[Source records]
⟨

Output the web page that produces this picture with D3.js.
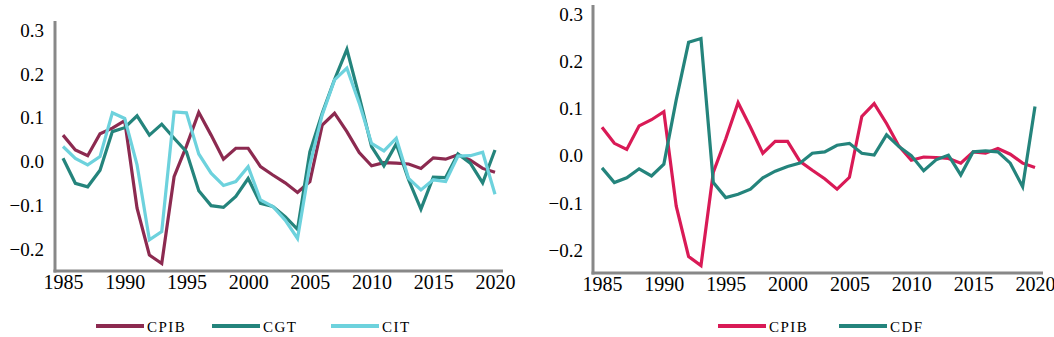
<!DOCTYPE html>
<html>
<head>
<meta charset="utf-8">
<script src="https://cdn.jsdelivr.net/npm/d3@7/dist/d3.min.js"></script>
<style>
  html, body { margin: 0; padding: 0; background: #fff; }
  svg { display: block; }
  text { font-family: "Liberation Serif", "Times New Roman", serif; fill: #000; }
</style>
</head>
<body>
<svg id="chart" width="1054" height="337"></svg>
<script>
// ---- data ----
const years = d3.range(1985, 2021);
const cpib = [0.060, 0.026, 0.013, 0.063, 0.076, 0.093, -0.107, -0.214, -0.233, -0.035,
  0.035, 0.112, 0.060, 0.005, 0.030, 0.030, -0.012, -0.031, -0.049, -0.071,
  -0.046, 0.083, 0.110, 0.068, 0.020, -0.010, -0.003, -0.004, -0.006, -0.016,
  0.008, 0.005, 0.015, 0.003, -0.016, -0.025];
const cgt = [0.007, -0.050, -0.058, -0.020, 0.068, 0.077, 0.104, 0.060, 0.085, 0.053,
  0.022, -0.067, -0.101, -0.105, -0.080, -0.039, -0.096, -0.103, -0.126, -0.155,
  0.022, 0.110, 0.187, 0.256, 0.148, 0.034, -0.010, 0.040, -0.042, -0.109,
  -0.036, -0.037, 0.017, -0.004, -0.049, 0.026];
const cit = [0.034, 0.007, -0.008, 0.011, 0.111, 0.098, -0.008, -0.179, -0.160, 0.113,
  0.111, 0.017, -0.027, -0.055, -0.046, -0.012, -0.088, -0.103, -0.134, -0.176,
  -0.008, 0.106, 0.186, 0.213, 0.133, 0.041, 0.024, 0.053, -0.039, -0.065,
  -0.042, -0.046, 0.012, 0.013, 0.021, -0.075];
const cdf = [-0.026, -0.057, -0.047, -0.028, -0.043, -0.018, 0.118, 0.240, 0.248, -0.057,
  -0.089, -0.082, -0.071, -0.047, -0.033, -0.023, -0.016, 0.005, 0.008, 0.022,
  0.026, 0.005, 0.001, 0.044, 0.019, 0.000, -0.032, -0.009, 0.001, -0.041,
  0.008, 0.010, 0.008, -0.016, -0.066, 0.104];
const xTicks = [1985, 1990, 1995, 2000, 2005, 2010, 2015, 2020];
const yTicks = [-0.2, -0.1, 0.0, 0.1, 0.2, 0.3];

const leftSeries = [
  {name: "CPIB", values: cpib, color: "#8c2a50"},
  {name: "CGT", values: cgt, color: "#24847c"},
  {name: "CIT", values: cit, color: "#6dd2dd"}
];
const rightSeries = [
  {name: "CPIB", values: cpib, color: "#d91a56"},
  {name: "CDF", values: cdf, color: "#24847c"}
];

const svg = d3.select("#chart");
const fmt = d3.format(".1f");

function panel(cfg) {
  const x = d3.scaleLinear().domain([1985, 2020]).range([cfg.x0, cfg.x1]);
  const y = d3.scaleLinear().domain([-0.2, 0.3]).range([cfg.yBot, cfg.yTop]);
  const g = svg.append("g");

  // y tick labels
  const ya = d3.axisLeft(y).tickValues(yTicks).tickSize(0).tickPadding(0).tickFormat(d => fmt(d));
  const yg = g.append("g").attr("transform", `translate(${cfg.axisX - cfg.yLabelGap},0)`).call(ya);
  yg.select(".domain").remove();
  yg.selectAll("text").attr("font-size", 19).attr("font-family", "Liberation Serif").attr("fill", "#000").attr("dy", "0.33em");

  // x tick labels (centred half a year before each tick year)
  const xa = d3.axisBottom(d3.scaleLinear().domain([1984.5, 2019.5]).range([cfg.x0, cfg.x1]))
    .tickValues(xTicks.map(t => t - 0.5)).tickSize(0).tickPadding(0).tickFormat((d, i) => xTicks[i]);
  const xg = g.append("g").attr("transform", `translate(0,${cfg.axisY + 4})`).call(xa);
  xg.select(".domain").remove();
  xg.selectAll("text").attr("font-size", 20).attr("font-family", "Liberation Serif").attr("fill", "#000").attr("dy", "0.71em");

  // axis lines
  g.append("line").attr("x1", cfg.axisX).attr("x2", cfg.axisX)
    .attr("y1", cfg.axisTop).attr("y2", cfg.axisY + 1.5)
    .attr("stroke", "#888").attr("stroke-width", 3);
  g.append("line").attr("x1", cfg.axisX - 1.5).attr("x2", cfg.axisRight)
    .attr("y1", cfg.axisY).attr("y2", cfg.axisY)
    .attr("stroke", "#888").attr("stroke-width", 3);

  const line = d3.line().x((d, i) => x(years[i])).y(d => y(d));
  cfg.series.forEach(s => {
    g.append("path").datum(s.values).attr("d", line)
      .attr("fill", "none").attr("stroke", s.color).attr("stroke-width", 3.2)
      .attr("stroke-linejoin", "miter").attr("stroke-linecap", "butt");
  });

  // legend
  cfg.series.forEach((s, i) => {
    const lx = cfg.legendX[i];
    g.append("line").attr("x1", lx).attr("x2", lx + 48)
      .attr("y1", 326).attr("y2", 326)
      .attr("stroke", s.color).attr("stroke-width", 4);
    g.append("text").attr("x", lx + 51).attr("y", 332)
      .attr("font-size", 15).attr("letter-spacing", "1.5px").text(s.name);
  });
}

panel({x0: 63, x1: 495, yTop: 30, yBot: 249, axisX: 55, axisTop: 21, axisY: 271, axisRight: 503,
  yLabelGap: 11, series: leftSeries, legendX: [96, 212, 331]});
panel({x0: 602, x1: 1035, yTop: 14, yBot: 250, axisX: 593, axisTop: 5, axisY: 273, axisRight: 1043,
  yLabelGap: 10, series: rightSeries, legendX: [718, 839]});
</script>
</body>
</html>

⟩
⟨

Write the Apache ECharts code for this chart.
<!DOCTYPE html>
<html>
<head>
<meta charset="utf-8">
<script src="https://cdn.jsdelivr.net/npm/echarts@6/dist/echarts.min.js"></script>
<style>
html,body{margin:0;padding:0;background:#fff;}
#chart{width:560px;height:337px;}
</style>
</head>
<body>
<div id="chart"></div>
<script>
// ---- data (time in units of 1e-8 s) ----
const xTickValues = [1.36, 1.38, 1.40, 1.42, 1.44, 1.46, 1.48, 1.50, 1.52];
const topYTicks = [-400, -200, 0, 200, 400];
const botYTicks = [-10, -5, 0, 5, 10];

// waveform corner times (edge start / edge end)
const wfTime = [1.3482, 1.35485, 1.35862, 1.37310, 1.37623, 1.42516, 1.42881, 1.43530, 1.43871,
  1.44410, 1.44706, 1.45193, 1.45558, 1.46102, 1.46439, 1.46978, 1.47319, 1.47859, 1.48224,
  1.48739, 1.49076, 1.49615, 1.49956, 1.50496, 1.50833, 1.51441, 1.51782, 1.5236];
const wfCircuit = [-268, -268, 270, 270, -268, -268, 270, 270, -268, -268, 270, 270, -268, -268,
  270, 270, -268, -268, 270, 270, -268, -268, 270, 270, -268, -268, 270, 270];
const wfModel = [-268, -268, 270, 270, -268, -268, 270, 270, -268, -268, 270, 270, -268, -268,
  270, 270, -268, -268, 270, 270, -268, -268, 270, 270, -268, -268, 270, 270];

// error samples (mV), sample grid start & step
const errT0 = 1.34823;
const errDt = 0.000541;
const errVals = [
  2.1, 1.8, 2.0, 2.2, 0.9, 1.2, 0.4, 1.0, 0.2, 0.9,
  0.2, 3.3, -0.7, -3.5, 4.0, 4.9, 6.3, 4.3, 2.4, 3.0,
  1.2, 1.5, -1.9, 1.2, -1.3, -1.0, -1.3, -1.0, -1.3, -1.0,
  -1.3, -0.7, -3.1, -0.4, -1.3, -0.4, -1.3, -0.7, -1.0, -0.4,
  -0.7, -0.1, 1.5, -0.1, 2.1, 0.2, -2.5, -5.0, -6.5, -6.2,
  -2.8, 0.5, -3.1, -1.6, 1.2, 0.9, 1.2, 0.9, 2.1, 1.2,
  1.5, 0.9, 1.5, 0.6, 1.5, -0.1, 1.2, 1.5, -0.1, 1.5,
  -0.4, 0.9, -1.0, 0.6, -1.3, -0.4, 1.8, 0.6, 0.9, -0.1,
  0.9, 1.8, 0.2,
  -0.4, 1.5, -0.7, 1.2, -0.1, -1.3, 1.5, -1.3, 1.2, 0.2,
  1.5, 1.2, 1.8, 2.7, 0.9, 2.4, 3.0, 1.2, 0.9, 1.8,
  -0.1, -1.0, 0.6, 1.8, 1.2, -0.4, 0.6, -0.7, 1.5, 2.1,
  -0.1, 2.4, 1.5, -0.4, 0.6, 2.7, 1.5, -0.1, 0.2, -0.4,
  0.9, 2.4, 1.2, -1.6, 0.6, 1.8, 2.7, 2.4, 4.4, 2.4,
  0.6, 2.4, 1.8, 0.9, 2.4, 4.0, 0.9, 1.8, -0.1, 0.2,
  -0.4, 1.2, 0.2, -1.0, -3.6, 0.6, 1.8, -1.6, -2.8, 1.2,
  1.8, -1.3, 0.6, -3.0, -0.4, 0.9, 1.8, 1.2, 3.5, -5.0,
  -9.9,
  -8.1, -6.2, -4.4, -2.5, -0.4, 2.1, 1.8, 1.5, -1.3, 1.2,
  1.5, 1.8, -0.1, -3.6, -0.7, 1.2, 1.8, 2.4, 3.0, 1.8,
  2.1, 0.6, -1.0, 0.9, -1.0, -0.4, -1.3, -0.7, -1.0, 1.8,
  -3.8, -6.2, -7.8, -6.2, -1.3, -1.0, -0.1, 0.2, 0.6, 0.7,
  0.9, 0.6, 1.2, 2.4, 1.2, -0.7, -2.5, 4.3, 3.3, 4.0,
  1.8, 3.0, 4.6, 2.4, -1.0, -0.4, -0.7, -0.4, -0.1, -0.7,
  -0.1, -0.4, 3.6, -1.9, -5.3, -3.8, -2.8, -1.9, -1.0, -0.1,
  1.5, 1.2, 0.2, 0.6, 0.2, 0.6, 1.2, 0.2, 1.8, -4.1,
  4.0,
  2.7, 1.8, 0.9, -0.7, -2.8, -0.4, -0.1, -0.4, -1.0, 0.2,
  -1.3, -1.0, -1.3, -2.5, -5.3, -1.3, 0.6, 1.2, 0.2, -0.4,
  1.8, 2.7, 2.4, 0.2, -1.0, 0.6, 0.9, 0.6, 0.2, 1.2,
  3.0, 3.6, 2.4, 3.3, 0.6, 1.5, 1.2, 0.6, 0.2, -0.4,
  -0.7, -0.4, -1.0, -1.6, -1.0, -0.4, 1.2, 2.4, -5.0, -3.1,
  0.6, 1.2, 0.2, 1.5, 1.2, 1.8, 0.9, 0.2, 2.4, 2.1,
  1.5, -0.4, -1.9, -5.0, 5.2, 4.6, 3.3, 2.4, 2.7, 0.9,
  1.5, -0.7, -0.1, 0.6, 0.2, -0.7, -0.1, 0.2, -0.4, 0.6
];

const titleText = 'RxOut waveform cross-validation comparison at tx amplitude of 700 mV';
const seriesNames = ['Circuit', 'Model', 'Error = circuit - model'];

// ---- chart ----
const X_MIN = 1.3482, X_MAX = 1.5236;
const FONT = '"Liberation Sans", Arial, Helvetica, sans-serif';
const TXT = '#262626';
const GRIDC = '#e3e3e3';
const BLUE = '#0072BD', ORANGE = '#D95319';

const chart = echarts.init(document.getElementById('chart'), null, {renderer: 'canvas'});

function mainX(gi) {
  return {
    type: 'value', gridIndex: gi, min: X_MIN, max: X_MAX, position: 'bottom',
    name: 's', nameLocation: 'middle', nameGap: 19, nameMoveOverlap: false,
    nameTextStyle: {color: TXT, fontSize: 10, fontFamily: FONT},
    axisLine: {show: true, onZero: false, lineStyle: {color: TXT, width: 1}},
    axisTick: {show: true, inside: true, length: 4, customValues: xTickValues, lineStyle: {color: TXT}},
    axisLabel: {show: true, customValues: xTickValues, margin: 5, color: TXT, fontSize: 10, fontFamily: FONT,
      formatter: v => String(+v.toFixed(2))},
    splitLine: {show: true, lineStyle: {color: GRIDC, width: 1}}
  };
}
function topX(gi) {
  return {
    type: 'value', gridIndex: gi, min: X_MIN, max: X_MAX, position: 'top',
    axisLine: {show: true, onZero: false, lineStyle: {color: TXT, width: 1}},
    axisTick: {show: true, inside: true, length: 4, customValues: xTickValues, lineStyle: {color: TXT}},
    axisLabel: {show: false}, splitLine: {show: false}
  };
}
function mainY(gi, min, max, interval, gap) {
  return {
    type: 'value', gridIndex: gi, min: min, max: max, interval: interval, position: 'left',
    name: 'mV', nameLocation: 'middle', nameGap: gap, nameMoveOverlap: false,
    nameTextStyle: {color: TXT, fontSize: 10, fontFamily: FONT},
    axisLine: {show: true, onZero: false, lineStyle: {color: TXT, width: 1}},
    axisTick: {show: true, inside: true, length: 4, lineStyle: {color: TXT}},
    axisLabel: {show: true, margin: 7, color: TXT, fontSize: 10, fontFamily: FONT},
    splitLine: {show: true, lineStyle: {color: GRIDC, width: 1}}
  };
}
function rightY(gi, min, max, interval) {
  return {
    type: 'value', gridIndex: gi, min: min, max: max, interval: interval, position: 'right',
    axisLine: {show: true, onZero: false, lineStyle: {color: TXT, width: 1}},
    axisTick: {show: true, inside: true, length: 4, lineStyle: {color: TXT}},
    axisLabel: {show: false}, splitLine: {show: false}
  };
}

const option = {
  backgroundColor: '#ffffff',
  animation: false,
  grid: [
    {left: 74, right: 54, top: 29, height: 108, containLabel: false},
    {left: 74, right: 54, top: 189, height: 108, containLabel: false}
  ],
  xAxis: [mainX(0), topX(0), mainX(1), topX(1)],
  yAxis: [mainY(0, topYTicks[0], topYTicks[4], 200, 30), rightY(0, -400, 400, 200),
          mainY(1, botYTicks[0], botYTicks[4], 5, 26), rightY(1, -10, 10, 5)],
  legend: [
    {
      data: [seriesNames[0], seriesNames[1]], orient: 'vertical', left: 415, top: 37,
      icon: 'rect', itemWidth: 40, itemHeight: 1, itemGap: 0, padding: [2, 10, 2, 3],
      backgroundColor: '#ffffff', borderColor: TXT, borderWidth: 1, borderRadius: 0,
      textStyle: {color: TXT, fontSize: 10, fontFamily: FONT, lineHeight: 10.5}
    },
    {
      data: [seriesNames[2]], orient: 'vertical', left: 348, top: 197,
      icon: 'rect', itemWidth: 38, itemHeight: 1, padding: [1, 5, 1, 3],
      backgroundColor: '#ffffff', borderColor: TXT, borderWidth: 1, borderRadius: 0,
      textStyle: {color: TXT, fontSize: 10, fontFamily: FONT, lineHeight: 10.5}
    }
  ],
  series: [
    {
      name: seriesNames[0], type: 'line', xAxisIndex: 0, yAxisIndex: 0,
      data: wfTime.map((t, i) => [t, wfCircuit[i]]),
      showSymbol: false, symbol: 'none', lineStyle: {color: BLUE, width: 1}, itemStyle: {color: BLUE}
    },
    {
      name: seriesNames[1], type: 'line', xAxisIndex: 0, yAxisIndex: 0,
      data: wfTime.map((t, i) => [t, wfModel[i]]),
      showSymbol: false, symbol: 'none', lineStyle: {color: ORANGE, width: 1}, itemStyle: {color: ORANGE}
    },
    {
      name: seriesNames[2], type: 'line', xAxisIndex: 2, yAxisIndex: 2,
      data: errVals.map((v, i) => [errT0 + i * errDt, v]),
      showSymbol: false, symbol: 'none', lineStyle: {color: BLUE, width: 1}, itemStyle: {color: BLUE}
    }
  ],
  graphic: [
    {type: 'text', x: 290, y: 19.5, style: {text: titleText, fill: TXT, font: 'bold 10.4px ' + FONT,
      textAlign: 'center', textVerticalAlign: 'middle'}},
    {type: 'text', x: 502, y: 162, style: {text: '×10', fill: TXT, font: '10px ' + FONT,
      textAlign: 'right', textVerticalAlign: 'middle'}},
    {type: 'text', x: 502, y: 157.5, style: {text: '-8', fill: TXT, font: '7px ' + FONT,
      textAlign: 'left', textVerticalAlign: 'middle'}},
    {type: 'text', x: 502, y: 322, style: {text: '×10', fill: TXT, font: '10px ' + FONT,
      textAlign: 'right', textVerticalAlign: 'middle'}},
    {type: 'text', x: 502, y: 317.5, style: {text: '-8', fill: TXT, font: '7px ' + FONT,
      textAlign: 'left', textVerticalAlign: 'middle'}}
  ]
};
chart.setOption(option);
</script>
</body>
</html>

⟩

* [Problem description]: Word for word, restate the lines beginning with the one that has "Output the web" and ending with the one that has "const yTicks = [-0.2, -0.1, 0.0, 0.1, 0.2, 0.3];". Keep both ends and skip any pictures.

* [Result]:
Output the web page that produces this picture with D3.js.
<!DOCTYPE html>
<html>
<head>
<meta charset="utf-8">
<script src="https://cdn.jsdelivr.net/npm/d3@7/dist/d3.min.js"></script>
<style>
  html, body { margin: 0; padding: 0; background: #fff; }
  svg { display: block; }
  text { font-family: "Liberation Serif", "Times New Roman", serif; fill: #000; }
</style>
</head>
<body>
<svg id="chart" width="1054" height="337"></svg>
<script>
// ---- data ----
const years = d3.range(1985, 2021);
const cpib = [0.060, 0.026, 0.013, 0.063, 0.076, 0.093, -0.107, -0.214, -0.233, -0.035,
  0.035, 0.112, 0.060, 0.005, 0.030, 0.030, -0.012, -0.031, -0.049, -0.071,
  -0.046, 0.083, 0.110, 0.068, 0.020, -0.010, -0.003, -0.004, -0.006, -0.016,
  0.008, 0.005, 0.015, 0.003, -0.016, -0.025];
const cgt = [0.007, -0.050, -0.058, -0.020, 0.068, 0.077, 0.104, 0.060, 0.085, 0.053,
  0.022, -0.067, -0.101, -0.105, -0.080, -0.039, -0.096, -0.103, -0.126, -0.155,
  0.022, 0.110, 0.187, 0.256, 0.148, 0.034, -0.010, 0.040, -0.042, -0.109,
  -0.036, -0.037, 0.017, -0.004, -0.049, 0.026];
const cit = [0.034, 0.007, -0.008, 0.011, 0.111, 0.098, -0.008, -0.179, -0.160, 0.113,
  0.111, 0.017, -0.027, -0.055, -0.046, -0.012, -0.088, -0.103, -0.134, -0.176,
  -0.008, 0.106, 0.186, 0.213, 0.133, 0.041, 0.024, 0.053, -0.039, -0.065,
  -0.042, -0.046, 0.012, 0.013, 0.021, -0.075];
const cdf = [-0.026, -0.057, -0.047, -0.028, -0.043, -0.018, 0.118, 0.240, 0.248, -0.057,
  -0.089, -0.082, -0.071, -0.047, -0.033, -0.023, -0.016, 0.005, 0.008, 0.022,
  0.026, 0.005, 0.001, 0.044, 0.019, 0.000, -0.032, -0.009, 0.001, -0.041,
  0.008, 0.010, 0.008, -0.016, -0.066, 0.104];
const xTicks = [1985, 1990, 1995, 2000, 2005, 2010, 2015, 2020];
const yTicks = [-0.2, -0.1, 0.0, 0.1, 0.2, 0.3];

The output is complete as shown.